Le nouvel âge de la décentralisation, la République territoriale qu’il faut construire aujourd’hui, c’est le deuxième pilier d’un renouveau de notre démocratie. Là où les citoyens sentent que la démocratie vit. Ce n’est pas un hasard, si les seuls responsables politiques que les Français mettent en haut de leurs sondages, ce sont les maires ! Mais lorsque l’on interroge nos concitoyens sur les autres responsables politiques, ils les font figurer tout en bas de la liste.
C’est dans ce rééquilibrage, dans cette ère nouvelle de la décentralisation, qu’à côté du renforcement des pouvoirs du Parlement, je vois l’équilibre à venir des pouvoirs dans notre pays.
Telle est ma conception de la présidence de la République. Il peut y en avoir d’autres. Mais je n’ai pas entendu aujourd’hui, dans le parti, beaucoup de candidats exprimer sur ce sujet des positions arrêtées. Elles me semblaient souvent soit trop classiques, soit trop vagues. Il faut donc qu’il y ait un débat, car la conception de la présidence est un des enjeux des mois qui viennent.
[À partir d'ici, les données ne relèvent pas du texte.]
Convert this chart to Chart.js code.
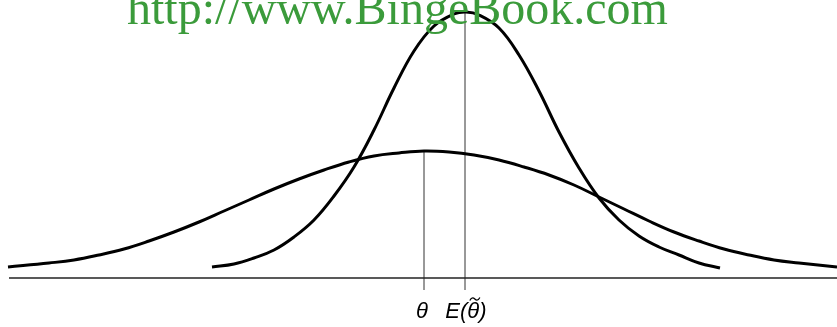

Pour ma part, je ne suis pas candidat à une présidence gaullienne, ça n’est pas mon essence. Je ne suis pas candidat à une présidence mitterrandienne : aujourd’hui, cela n’aurait plus de sens. Je ne suis pas plus candidat à une présidence chiraquienne - d’ailleurs, est-ce une présidence ? Je suis un candidat porté par des convictions, pour donner un nouveau souffle à la France."